Al final de todo, el poeta nos deja sobre dos finales: uno consiste en la entrada del Rey, entrada bufona, en que Turelure recibe la recompensa por sus servicios, y donde el orden restaurado toma los aspectos de esa fe caricaturesca, en una imagen irrisoria de Epinal, que no deja ninguna duda sobre el juicio que le merece a Claudel cualquier retorno al Antiguo Régimen, El otro, el segundo final, ligado en una íntima equivalencia a aquéllo con lo cual el poeta es capaz de dejarnos, esta ima gen, es la muerte de Sygne. El cura reaparece para exhortar a Sygne y no obtiene más que un no, un rehusamiento de la paz, del abandono, de la ofrenda de sí a Dios que va a recibir su alma. Todas las exhortaciones del santo, él mismo destrozado por las consecuencias de lo que ha labrado, fracasan. Ella no puede encontrar nada que la reconcilie con una fatalidad de la que no se puede encontrar equivalente, a no ser en la tragedia antigua: la función del Dios malo que se relacióna al hambre por la anan ké, de la cual es el ordenador. Este ate del otro tiene un sentido en el que se inscribe el destino de Antígona. Aquí estamos más allá de todo sentido. El sacrificio de Sygne de Coufontaine no conduce más que a la  irrisión absoluta de sus fines.

El viejo, sustraído de las garras del usurpador, nos será representado, Padre Supremo, como un padre impotente que, a la vista de los ideales que ascienden, no tiene nada; la legitimidad restaurada no es más que caricatura y prolongación del orden subvertido

Lo que Claudel agrega en el segundo final, es este hallazgo de hacer exhortar a Sygne con las palabras mismas de su divisa: «Coufontaine, adsum «, por parte de Turelure.

¿Qué significa que el poeta nos lleve a este extremo de la falta, de la irrisión del significante mismo? Claudel tiene algo en común con los surrealistas. El imaginaba que sabía lo que escribía.
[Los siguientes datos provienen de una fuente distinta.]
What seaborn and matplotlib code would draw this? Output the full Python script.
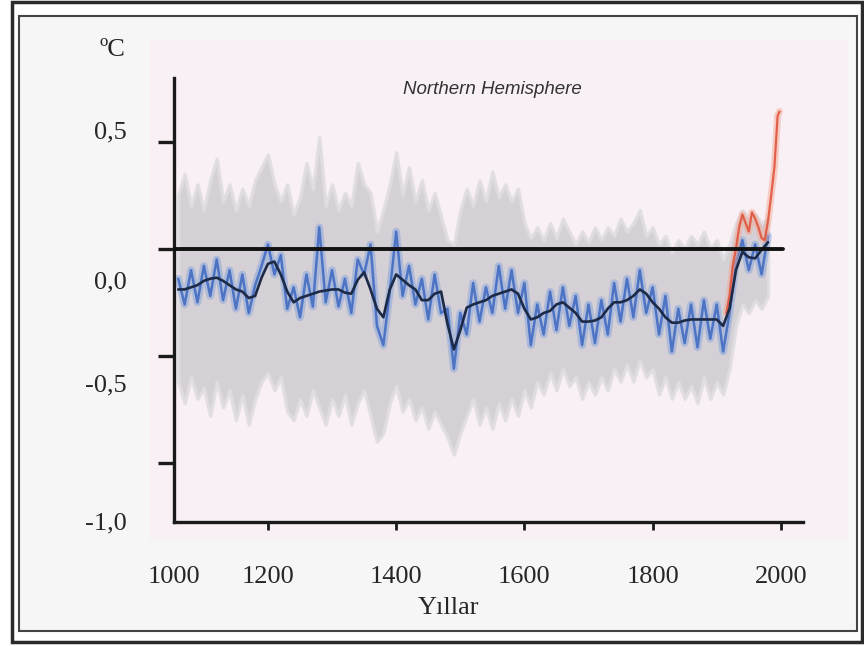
import numpy as np
import pandas as pd
import seaborn as sns
from matplotlib import pyplot as plt
from matplotlib.patches import Rectangle

# reconstruction, 10-year steps
years = list(range(1060, 1990, 10))

smooth = [-0.19, -0.19, -0.18, -0.17, -0.15, -0.14, -0.135, -0.15, -0.17, -0.19,
          -0.20, -0.23, -0.22, -0.135, -0.07, -0.06, -0.12, -0.20, -0.25, -0.23,
          -0.22, -0.21, -0.20, -0.195, -0.19, -0.19, -0.205, -0.21, -0.145, -0.11,
          -0.19, -0.28, -0.32, -0.19, -0.12, -0.145, -0.17, -0.19, -0.24, -0.24,
          -0.21, -0.20, -0.35, -0.47, -0.38, -0.275, -0.26, -0.25, -0.24, -0.22,
          -0.21, -0.20, -0.19, -0.21, -0.28, -0.33, -0.32, -0.30, -0.29, -0.26,
          -0.25, -0.275, -0.30, -0.34, -0.34, -0.335, -0.32, -0.28, -0.25, -0.25,
          -0.24, -0.22, -0.19, -0.21, -0.25, -0.28, -0.32, -0.345, -0.345, -0.335,
          -0.33, -0.33, -0.33, -0.33, -0.33, -0.36, -0.28, -0.10, -0.015, -0.04,
          -0.045, -0.005, 0.03]

raw = [-0.14, -0.26, -0.10, -0.25, -0.08, -0.22, -0.05, -0.24, -0.10, -0.28,
       -0.12, -0.30, -0.17, -0.08, 0.02, -0.12, -0.03, -0.28, -0.18, -0.32,
       -0.12, -0.27, 0.10, -0.25, -0.10, -0.27, -0.14, -0.30, -0.05, -0.12,
       0.02, -0.36, -0.45, -0.20, 0.08, -0.22, -0.08, -0.26, -0.14, -0.33,
       -0.12, -0.30, -0.28, -0.56, -0.30, -0.40, -0.16, -0.34, -0.18, -0.30,
       -0.08, -0.28, -0.10, -0.30, -0.16, -0.45, -0.26, -0.40, -0.20, -0.38,
       -0.18, -0.36, -0.22, -0.45, -0.26, -0.44, -0.24, -0.40, -0.16, -0.34,
       -0.14, -0.32, -0.10, -0.30, -0.18, -0.40, -0.22, -0.48, -0.28, -0.44,
       -0.26, -0.46, -0.24, -0.42, -0.26, -0.48, -0.30, -0.06, 0.04, -0.10,
       0.02, -0.12, 0.06]

upper = [0.25, 0.35, 0.20, 0.30, 0.18, 0.32, 0.42, 0.22, 0.30, 0.18,
         0.28, 0.20, 0.32, 0.38, 0.44, 0.30, 0.22, 0.30, 0.16, 0.24,
         0.40, 0.28, 0.52, 0.20, 0.30, 0.18, 0.26, 0.20, 0.40, 0.30,
         0.26, 0.08, 0.18, 0.30, 0.45, 0.25, 0.38, 0.22, 0.32, 0.18,
         0.26, 0.15, 0.04, 0.02, 0.18, 0.28, 0.20, 0.32, 0.22, 0.36,
         0.24, 0.30, 0.22, 0.28, 0.12, 0.05, 0.10, 0.04, 0.12, 0.05,
         0.14, 0.08, 0.02, 0.08, 0.03, 0.10, 0.04, 0.10, 0.06, 0.14,
         0.08, 0.12, 0.18, 0.06, 0.10, 0.02, 0.06, -0.02, 0.04, 0.00,
         0.06, 0.02, 0.08, 0.00, 0.04, -0.05, 0.02, 0.12, 0.18, 0.14,
         0.16, 0.12, 0.14]

lower = [-0.62, -0.72, -0.60, -0.70, -0.65, -0.78, -0.62, -0.74, -0.66, -0.80,
         -0.68, -0.82, -0.70, -0.62, -0.58, -0.66, -0.60, -0.76, -0.80, -0.70,
         -0.78, -0.66, -0.74, -0.82, -0.70, -0.78, -0.68, -0.82, -0.72, -0.66,
         -0.78, -0.90, -0.86, -0.72, -0.64, -0.76, -0.70, -0.80, -0.74, -0.84,
         -0.76, -0.82, -0.88, -0.96, -0.86, -0.78, -0.70, -0.82, -0.74, -0.84,
         -0.72, -0.80, -0.70, -0.78, -0.66, -0.74, -0.62, -0.68, -0.58, -0.66,
         -0.56, -0.64, -0.60, -0.70, -0.62, -0.68, -0.60, -0.66, -0.56, -0.62,
         -0.54, -0.62, -0.52, -0.60, -0.56, -0.68, -0.60, -0.70, -0.62, -0.70,
         -0.64, -0.72, -0.60, -0.70, -0.62, -0.68, -0.56, -0.36, -0.26, -0.30,
         -0.24, -0.28, -0.22]

# instrumental record
red_years = [1915, 1920, 1925, 1930, 1935, 1940, 1945, 1950, 1955, 1960,
             1965, 1970, 1975, 1980, 1985, 1990, 1995, 1998]
red_vals = [-0.30, -0.22, -0.08, 0.00, 0.10, 0.16, 0.12, 0.08, 0.17, 0.14,
            0.10, 0.05, 0.04, 0.13, 0.25, 0.38, 0.62, 0.64]

# axis marks and labels
y_marks = [0.5, 0.0, -0.5, -1.0]
y_label_pos = [0.554, -0.144, -0.624, -1.27]
y_labels = ['0,5', '0,0', '-0,5', '-1,0']
x_marks = [1200, 1400, 1600, 1800, 2000]
x_labels = ['1000', '1200', '1400', '1600', '1800', '2000']
x_min, x_max = 1053.4, 2034.6
y_min, y_max = -1.275, 0.7965

df = pd.DataFrame({'year': years, 'smooth': smooth, 'raw': raw,
                   'upper': upper, 'lower': lower})
df_red = pd.DataFrame({'year': red_years, 'temp': red_vals})

sns.set_style('white')
plt.rcParams['font.family'] = ['Liberation Serif', 'DejaVu Serif']

W, H = 864, 646
fig = plt.figure(figsize=(W / 100, H / 100), dpi=100)
fig.patch.set_facecolor('white')

# frames and the pale panel behind the plot
fig.patches.append(Rectangle((12 / W, 1 - 642 / H), 850 / W, 640 / H, transform=fig.transFigure,
                             fill=False, lw=2.5, ec='#2b2b2b', zorder=-3))
fig.patches.append(Rectangle((19 / W, 1 - 631 / H), 838 / W, 615 / H, transform=fig.transFigure,
                             fc='#f6f6f6', lw=1.5, ec='#444444', zorder=-2))
fig.patches.append(Rectangle((150 / W, 1 - 540 / H), 698 / W, 500 / H, transform=fig.transFigure,
                             fc='#f8f0f5', lw=0, zorder=-1))

ax = fig.add_axes([174 / W, 1 - 522 / H, 629 / W, 444 / H])
ax.set_facecolor('none')

# uncertainty band with a soft edge
ax.fill_between(df['year'], df['lower'], df['upper'], color='#d0cdd2', alpha=0.9, lw=2.5,
                ec='#e0dde2', zorder=1)
sns.lineplot(data=df, x='year', y='raw', ax=ax, color='#7d9fde', lw=5.5, alpha=0.45, zorder=2)
sns.lineplot(data=df, x='year', y='raw', ax=ax, color='#3563bf', lw=1.8, alpha=0.8, zorder=3)
sns.lineplot(data=df_red, x='year', y='temp', ax=ax, color='#f4a792', lw=5, alpha=0.5, zorder=3)
sns.lineplot(data=df_red, x='year', y='temp', ax=ax, color='#e0553c', lw=1.6, alpha=0.9, zorder=4)
sns.lineplot(data=df, x='year', y='smooth', ax=ax, color='#1c2a47', lw=1.9, zorder=5)
ax.axhline(0, xmin=0, xmax=(783 - 174) / 629, color='#111111', lw=2.8, zorder=6)

ax.set_xlim(x_min, x_max)
ax.set_ylim(y_min, y_max)
for side in ['top', 'right']:
    ax.spines[side].set_visible(False)
for side in ['left', 'bottom']:
    ax.spines[side].set_linewidth(2.4)
    ax.spines[side].set_color('#1a1a1a')

ax.set_yticks(y_marks, minor=True)
ax.set_yticks(y_label_pos, y_labels)
ax.tick_params(axis='y', which='minor', left=True, length=11.5, width=2.4, color='#1a1a1a',
               direction='out')
ax.tick_params(axis='y', which='major', left=True, length=0, pad=34, labelsize=19)

ax.set_xticks([x_min] + x_marks, x_labels)
ax.tick_params(axis='x', which='major', bottom=True, length=6, width=2, color='#1a1a1a',
               direction='out', pad=26, labelsize=19)
ax.xaxis.get_major_ticks()[0].tick1line.set_visible(False)

ax.set_xlabel('Yıllar', fontsize=19)
ax.xaxis.set_label_coords((449 - 174) / 629, (522 - 608) / 444)
ax.xaxis.label.set_va('center')
ax.set_ylabel('ºC', fontsize=19, rotation=0, va='center', ha='center')
ax.yaxis.set_label_coords((112 - 174) / 629, (522 - 50) / 444)

ax.text((492 - 174) / 629, (522 - 89) / 444, 'Northern Hemisphere', transform=ax.transAxes,
        ha='center', va='center', fontsize=13.5, style='italic', color='#333333',
        family=['Liberation Sans', 'DejaVu Sans'])

fig.savefig('out.png', dpi=100)
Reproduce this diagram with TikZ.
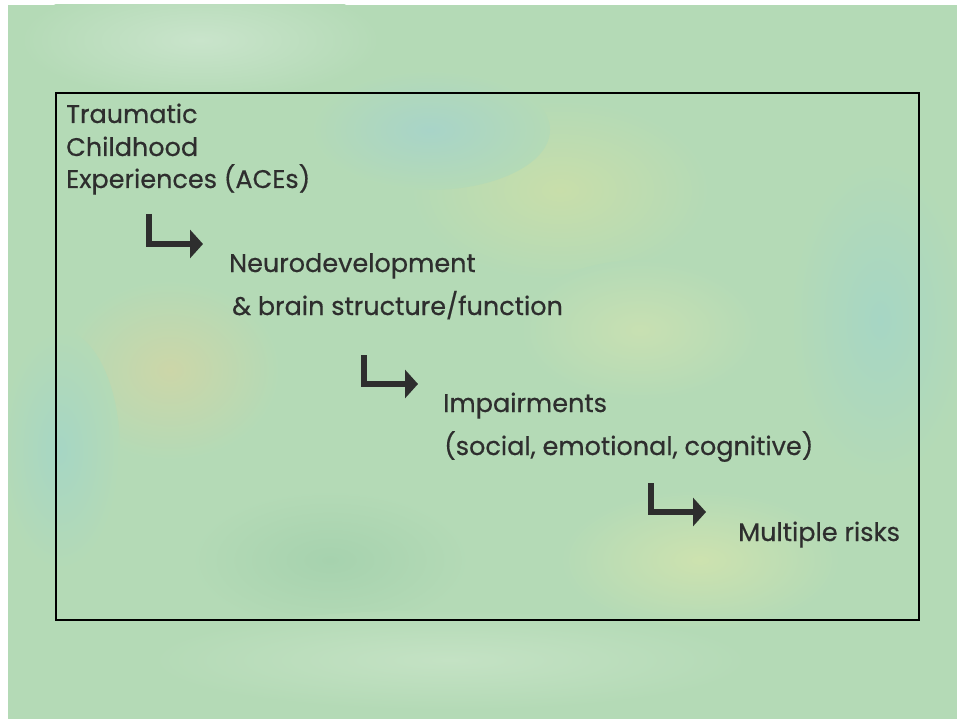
\documentclass[tikz,border=0pt]{standalone}
\usepackage{fontspec}
\setmainfont{Poppins}
\newfontfamily\lblfont{Poppins}[FakeBold=0.5]
\usetikzlibrary{arrows.meta}
\definecolor{bgbase}{HTML}{B4DAB6}
\definecolor{ink}{HTML}{2E2E2E}
\definecolor{cpale}{HTML}{C9E4CB}
\definecolor{cyel}{HTML}{C8DEAA}
\definecolor{cteal}{HTML}{A8D4C8}
\definecolor{cpeach}{HTML}{CCD6A8}
\definecolor{cteal2}{HTML}{A6D6C4}
\definecolor{cgreen}{HTML}{A6D2AE}
\definecolor{cyel2}{HTML}{CDE2AF}
\definecolor{cpale2}{HTML}{C4E2C4}
\definecolor{cyel3}{HTML}{C8E0B2}
\tikzset{
  lbl/.style={anchor=base west, inner sep=0pt, text=ink, font=\lblfont\fontsize{25.5}{25.5}\selectfont},
  elbow/.style={draw=ink, line width=6pt, line cap=butt, line join=miter, -{Triangle[length=13pt,width=28pt]}},
  blob/.style={inner color=#1, outer color=bgbase, draw=none}
}
\begin{document}
\begin{tikzpicture}[x=1pt,y=-1pt]
\useasboundingbox (0,0) rectangle (957,719);
\fill[white] (0,0) rectangle (957,719);
\fill[bgbase] (8,5) rectangle (958,720);
\begin{scope}
\clip (8,5) rectangle (958,720);
\shade[blob=cpale] (200,40) ellipse (180 and 60);
\shade[blob=cyel] (560,190) ellipse (150 and 90);
\shade[blob=cteal] (430,130) ellipse (120 and 60);
\shade[blob=cpeach] (170,370) ellipse (110 and 90);
\shade[blob=cteal2] (880,320) ellipse (90 and 160);
\shade[blob=cgreen] (330,560) ellipse (140 and 70);
\shade[blob=cyel2] (700,560) ellipse (140 and 70);
\shade[blob=cpale2] (450,660) ellipse (300 and 50);
\shade[blob=cteal2] (60,450) ellipse (60 and 120);
\shade[blob=cyel3] (640,330) ellipse (120 and 70);
\end{scope}
\draw[black, line width=2pt] (56,93) rectangle (919,620);

\node[lbl] (t1) at (66,123) {Traumatic};
\node[lbl] (t2) at (66,156) {Childhood};
\node[lbl] (t3) at (66,188) {Experiences (ACEs)};
\node[lbl] (n1) at (229,272) {Neurodevelopment};
\node[lbl] (n2) at (232,315) {\& brain structure/function};
\node[lbl] (i1) at (443,412) {Impairments};
\node[lbl] (i2) at (444,455) {(social, emotional, cognitive)};
\node[lbl] (m1) at (738,541) {Multiple risks};

\coordinate (a1s) at (149,214);
\coordinate (a1t) at (203,244);
\coordinate (a2s) at (364,355);
\coordinate (a2t) at (418,384);
\coordinate (a3s) at (651,483);
\coordinate (a3t) at (706,512);
\draw[elbow] (a1s) |- (a1t);
\draw[elbow] (a2s) |- (a2t);
\draw[elbow] (a3s) |- (a3t);
\end{tikzpicture}
\end{document}
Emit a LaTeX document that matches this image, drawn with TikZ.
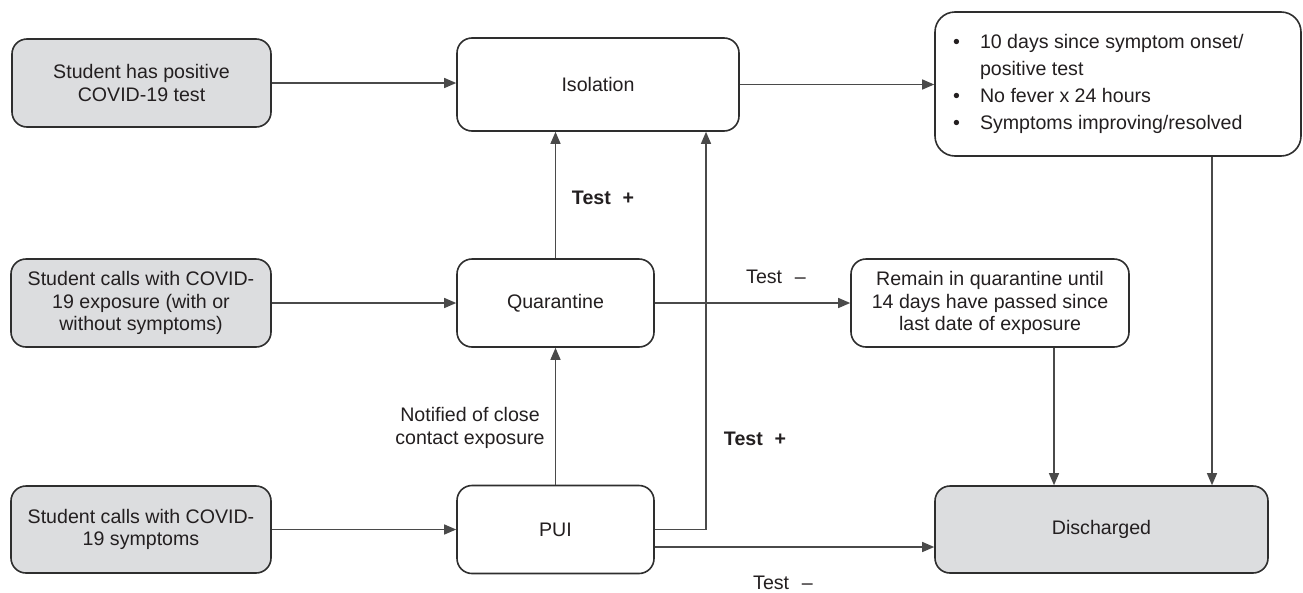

Sea lo que sea, por que una cosa ha podido llegar a la luz de la imaginación humana, no es esto lo que nos atrae, lo que nos proyecta de El Rehen hacia la secuencia ulterior de la trilogía. Hay alguna otra cosa en esta imagen. Lo que hay allí nos es presentado, según Aristóteles, «a través del franqueamiento de todo terror y toda piedad». Es una imagen de un deseo, al lado del cual sólo la referencia sadiana aún tiene valor. Esta sustitución del signo de la cruz cristiana por la imagen de la mujer, no solamente está designada en el texto, aún más, ¿no les sorprende la coincidencia de este tema en tanto que propiamente erótico, con lo que es aquí claramente anterior a cualquier otro punto de referencia, a saber, el del traspaso, el del agujero hecho más allá de todo valor de la fe? Esta pieza, en apariencia creyente, de la que Bernanos se alejaba como de una blasfemia, ¿no es acaso la designación de un sentido nuevo dado a lo trágico humano?